GM2c Brinley Varchol

Unknown Sailor

GM2c Brinley Varchol

By the fall of 1941 Brinley Varchol sensed that war was looming. He sent home to Pennsylvania various belongings, including three albums of photos he had assembled since joining the Navy in 1936.

In his last letter home, four days before the Dec. 7 attack on Pearl Harbor, he wrote that “It is quiet at the moment but trouble is expected sometime in the near future.”

Mr. Varchol, a gunner’s mate and petty officer second class, died when Japanese missiles sank his ship, the U.S.S. Arizona.

He was born Jan. 5, 1917 in Hanover Green, Pennsylvania 20 miles southwest of Scranton, and graduated from Hanover Township High School in 1936. His parents, John and Helen, are listed in Census records as immigrants from “Austria Poland.” John was a coal miner and Helen a homemaker.

Their son played second base on the Arizona team alongside first baseman Albert Konnick, who was a year younger and grew up in Wilkes-Barre — less than five miles east of the Varchol home. There is no evidence they knew each other before they were on the Arizona, but they became friends. Mr. Konnick also died in the attack. Their brothers said both men were good enough players that they were scouted as potential pros after their Navy enlistments. In the winter of 1940, the Arizona’s newspaper said Varchol “looks hot as a fox on second,” and a few months later reported that he was hitting .292 in 24 at bats.

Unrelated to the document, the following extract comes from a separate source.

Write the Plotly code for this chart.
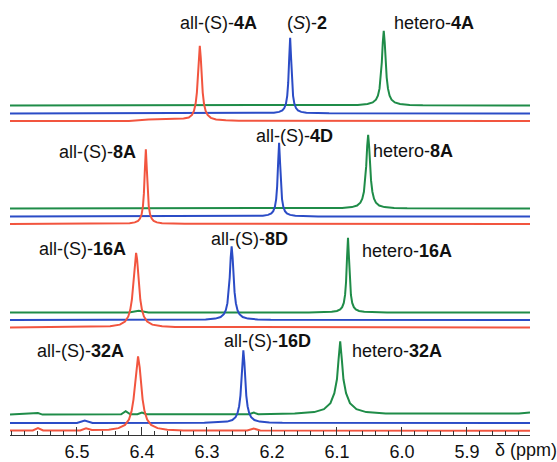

A third man from the area, Keith Jeffries, also died on the Arizona. He played sports at Newport Township High School about 7 miles west of Hanover Green. The team won the state championship in 1936 as well as the Wyoming Valley Scholastic League baseball title. He was 23 when he was killed, a bit younger than Varchol and Konnick. There is no evidence that Jeffries knew the other two before they were assigned to the Arizona, but they may have competed against one another on youth teams.